Strengths and limitations

A strength of our overview of systematic reviews was that we considered the effectiveness of de-implementation studies across different healthcare practices, therefore highlighting successful strategies potentially applicable to other healthcare practices. However, some limitations should be noted. First, though we used reference list checking and a preliminary search in different databases to inform and improve the main search strategy, we may have missed some SRs in our search due to different indexing and terms used in diverse health fields. Second, if SR results were presented narratively, we had to rely on vote counting based on the results’ statistical significance due to missing information in the included SRs. Not considering trends in the effect estimates or effect estimates in general may have influenced the results and overestimated the differences between different de-implementation strategies [74]. Third, when categorising the effect, we did not differentiate between no change or a negative effect (i.e. increase in the LVC practice investigated). Although the effect was sometimes reported on the individual primary study level [55, 71], it did not occur on the SR level. Fourth, due to limited resources and a lack of software availability we were unable to assess the overlap of included primary studies. Although we cannot exclude the possibility of some overlap, it may be minimal, as most SRs addressed different research questions and subgroups. Additionally, we aimed to minimise that effect by excluding SRs that included primary studies entailed in other SRs. Fifth, we were unable to code the de-implementation strategies at the ERIC strategies due to missing detailed descriptions in the studies. Therefore, we coded at the ERIC clusters. However, the cluster-level analyses diminished the differences of certain strategies as ‘audit and provide feedback’ and ‘develop and organise quality monitoring systems’ (e.g. peer feedback, accountability tool) are comprised in one cluster (i.e. use evaluative and iterative strategies). To highlight the relevant detailed information, we sometimes also added the specific strategies when describing the results.

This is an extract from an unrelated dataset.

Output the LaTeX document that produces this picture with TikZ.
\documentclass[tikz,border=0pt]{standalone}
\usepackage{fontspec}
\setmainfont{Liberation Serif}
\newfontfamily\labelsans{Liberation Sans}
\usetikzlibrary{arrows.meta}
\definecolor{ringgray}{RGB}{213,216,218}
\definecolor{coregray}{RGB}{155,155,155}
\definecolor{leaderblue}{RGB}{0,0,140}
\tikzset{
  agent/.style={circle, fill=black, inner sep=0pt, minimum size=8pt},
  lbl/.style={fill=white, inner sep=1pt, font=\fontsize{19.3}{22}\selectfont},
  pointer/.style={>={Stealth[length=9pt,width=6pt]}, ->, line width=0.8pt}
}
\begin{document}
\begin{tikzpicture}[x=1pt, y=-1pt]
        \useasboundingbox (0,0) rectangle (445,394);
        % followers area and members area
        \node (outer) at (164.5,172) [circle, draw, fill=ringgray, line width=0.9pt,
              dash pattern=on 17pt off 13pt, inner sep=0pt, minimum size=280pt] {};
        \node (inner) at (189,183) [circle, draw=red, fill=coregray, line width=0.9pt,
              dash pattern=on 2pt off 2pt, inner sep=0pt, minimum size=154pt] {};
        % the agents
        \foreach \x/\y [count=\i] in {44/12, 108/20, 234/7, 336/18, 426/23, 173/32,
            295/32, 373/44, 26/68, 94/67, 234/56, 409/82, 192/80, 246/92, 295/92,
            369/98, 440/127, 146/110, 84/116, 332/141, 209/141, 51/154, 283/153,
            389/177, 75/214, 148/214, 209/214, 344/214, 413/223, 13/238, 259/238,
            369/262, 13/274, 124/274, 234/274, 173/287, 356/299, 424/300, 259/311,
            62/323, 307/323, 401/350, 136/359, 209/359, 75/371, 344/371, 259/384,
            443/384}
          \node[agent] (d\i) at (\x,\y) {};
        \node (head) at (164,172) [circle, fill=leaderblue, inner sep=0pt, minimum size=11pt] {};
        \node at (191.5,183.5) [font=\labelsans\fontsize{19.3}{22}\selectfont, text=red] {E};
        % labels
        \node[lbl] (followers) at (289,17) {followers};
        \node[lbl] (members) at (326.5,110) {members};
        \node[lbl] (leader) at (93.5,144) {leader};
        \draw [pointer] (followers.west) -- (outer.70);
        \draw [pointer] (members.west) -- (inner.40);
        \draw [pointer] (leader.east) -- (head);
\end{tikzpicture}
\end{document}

Limitations of the evidence base

The SRs included primary studies with different study designs; some focused solely on RCTs (especially within the antibiotics reduction field), but most included less methodologically sound study designs, such as uncontrolled before–after studies. Kobewka et al. [55] found that the median relative reductions were slightly smaller in studies investigating the reduction of laboratory test utilisation, if a concurrent control group was used (median 16.5, IQR: 5.8 to 27.0) in comparison to no concurrent control group (median 24.9, IQR: 14.0 to 47.5).

Conclusions

The 46 SRs included in this overview of systematic reviews provided evidence for the effectiveness of de-implementation initiatives in medication utilisation. Inconsistent results were found for the reduction of laboratory tests and diagnostic imaging. Change infrastructure and workflow and develop stakeholder interrelationships were identified as the most promising de-implementation strategy categories. Suggestions for improving the SR conduct include following guidelines for the synthesis of complex interventions, focussing on the appropriateness of care outcomes, reporting on the development process and consistently reporting on the de-implementation strategies applied.